Ruepert and Barlage say in their report that the very expression, fiduciary management, has been, as they call it, 'contaminated'.

"We recommend doing away with the word fiduciary. Trust does not form a good base. By giving the service another name people will be forced to think about this," says Barlage." 

"The basic principle of fiduciary or integral managers is that they take over the tasks and give you the support you need," adds Ruepert. "At KPMG we see that pension schemes still need this, regardless of what you might read. We do not feel that the whole system does not work, it just has to be approached differently now."

The market seems to have picked up on this and many companies have started using the term integral management instead. The general consensus seems to be that the term does not imply that trust alone is a good foundation for cooperation and is more neutral.

PGGM is one of them. Its Chief Executive Officer Else Bos said last year that she preferred the use of the word integral management because of the increasingly high demands that have been made of pension scheme boards. She says integral management is a more neutral and clearer defined term that will not lead to as much confusion.

Harmen Geers, spokesperson for APG, the asset manager who manages the Netherlands' largest pension scheme ABP, says: "We definitely made a conscious choice to use integral management instead of fiduciary management. It has had different definitions in the past couple of years. We wanted to be clear and show the complete set of integrated services we offer, as opposed to the more liability free fiduciary services."

Trust, says Ruepert, is an important component in the relationship between board and manager. As a pension fund you should select your parties in a way that you can trust them but it is not just that. What we are saying now is 'all is well with your trust but that is absolutely no solid ground for good financial management."

Ruepert and Barlage explain that, though this sounds evident, a lot of pension schemes agreed a mandate with their manager that was far too loose. Managers had a lot of freedom in the choices they made and some of these choices should not have been theirs in the first place to make.

"You need to change the whole process which starts with the mandate, "says Barlage. "If you give a loosely formulated mandate with lots of space for active management it will go wrong, guaranteed."

"Even if the mandate is clear you still need to carry out checks periodically. You are responsible for the risk and the managers have to carry out their duties in such a way that you can carry out the management of the risk."

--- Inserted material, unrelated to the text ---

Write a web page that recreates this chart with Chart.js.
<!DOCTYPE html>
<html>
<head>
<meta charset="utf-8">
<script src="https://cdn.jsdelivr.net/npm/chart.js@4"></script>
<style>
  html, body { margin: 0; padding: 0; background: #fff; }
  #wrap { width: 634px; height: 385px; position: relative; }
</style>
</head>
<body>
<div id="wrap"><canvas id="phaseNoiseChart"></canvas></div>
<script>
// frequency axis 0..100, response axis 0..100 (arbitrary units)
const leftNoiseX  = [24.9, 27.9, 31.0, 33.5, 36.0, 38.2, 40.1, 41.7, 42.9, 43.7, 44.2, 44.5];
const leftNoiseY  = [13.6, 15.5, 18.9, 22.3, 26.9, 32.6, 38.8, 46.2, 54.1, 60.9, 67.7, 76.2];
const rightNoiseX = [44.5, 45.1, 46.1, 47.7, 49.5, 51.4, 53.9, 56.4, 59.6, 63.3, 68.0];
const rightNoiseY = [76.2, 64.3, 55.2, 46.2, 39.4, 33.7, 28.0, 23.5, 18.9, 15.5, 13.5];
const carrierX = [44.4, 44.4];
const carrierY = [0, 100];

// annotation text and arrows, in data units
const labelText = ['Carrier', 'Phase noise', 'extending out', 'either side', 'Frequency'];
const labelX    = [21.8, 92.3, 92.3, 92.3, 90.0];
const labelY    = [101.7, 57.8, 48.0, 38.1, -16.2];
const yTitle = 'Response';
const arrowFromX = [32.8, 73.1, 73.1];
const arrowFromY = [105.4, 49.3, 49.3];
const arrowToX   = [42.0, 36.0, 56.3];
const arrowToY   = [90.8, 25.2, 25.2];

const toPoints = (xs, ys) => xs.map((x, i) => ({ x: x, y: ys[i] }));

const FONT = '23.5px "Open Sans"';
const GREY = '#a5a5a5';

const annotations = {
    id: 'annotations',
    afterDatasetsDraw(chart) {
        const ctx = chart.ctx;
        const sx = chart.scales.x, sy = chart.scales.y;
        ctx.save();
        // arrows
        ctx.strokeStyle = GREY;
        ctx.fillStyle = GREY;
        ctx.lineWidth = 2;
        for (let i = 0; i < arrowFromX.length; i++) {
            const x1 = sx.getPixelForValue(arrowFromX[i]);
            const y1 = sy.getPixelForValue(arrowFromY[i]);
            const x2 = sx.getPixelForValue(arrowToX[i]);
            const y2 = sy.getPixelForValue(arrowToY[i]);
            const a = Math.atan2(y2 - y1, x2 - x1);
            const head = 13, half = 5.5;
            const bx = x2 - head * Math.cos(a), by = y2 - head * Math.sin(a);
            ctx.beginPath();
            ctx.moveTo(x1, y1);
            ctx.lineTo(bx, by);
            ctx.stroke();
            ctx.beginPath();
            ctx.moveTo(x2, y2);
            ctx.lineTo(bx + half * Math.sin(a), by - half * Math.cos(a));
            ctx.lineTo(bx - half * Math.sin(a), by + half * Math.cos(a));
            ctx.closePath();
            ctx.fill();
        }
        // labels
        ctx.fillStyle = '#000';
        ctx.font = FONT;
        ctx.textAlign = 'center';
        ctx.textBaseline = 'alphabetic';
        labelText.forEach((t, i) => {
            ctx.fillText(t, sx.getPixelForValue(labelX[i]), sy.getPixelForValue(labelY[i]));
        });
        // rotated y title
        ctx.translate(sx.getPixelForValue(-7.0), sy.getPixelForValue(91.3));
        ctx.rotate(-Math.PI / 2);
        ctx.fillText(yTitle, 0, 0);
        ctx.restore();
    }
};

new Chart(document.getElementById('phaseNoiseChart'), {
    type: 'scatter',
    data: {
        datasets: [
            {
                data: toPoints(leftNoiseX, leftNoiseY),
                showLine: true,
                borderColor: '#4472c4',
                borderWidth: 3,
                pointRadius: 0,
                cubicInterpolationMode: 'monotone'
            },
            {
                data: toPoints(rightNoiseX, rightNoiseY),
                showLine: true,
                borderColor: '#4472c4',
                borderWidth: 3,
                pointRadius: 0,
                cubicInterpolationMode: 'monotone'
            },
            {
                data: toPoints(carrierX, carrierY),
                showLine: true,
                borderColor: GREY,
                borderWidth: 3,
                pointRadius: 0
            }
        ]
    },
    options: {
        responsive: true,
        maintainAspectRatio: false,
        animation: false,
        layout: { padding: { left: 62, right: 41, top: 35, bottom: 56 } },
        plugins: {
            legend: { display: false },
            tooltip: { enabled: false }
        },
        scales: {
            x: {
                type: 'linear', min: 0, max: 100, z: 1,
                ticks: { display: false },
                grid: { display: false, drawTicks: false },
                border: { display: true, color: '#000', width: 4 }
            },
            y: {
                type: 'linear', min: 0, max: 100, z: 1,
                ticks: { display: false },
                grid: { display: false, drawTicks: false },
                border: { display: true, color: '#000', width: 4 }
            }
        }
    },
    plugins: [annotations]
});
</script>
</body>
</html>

The Dutch governing bodies DNB and AFM have taken on some of the recommendations made by KPMG and now send out the same signal; the final responsibility still lies with the scheme's trustees.

"Everything starts with strategic management; not just bordering risks but also how, for example, management selection and management monitoring should be carried out, which brokers to work with, with derivatives can be traded, how the administration should be carried out, the reports, the format, the depth, all of that has to be decided in the beginning," says Barlage.
 
"In every mandate you agree you are the one to keep the overview, that is even a legal requirement. You have to give your permission to everything that is being done and published, internal and external.

"You can still outsource, but the responsibility – the final responsibility – that you can never outsource."

The advisors say the system is still viable but needs to be adjusted. "A simple 'I'll trust you' is no longer enough, trustees need to be more assertive and an approach which says 'show & prove me' is needed," they write in their report.
 
Barlage stresses that they are criticising asset managers or their offerings, after all they are only answering to demand. The fault, they say, lays with the pension funds "because they set the mandate."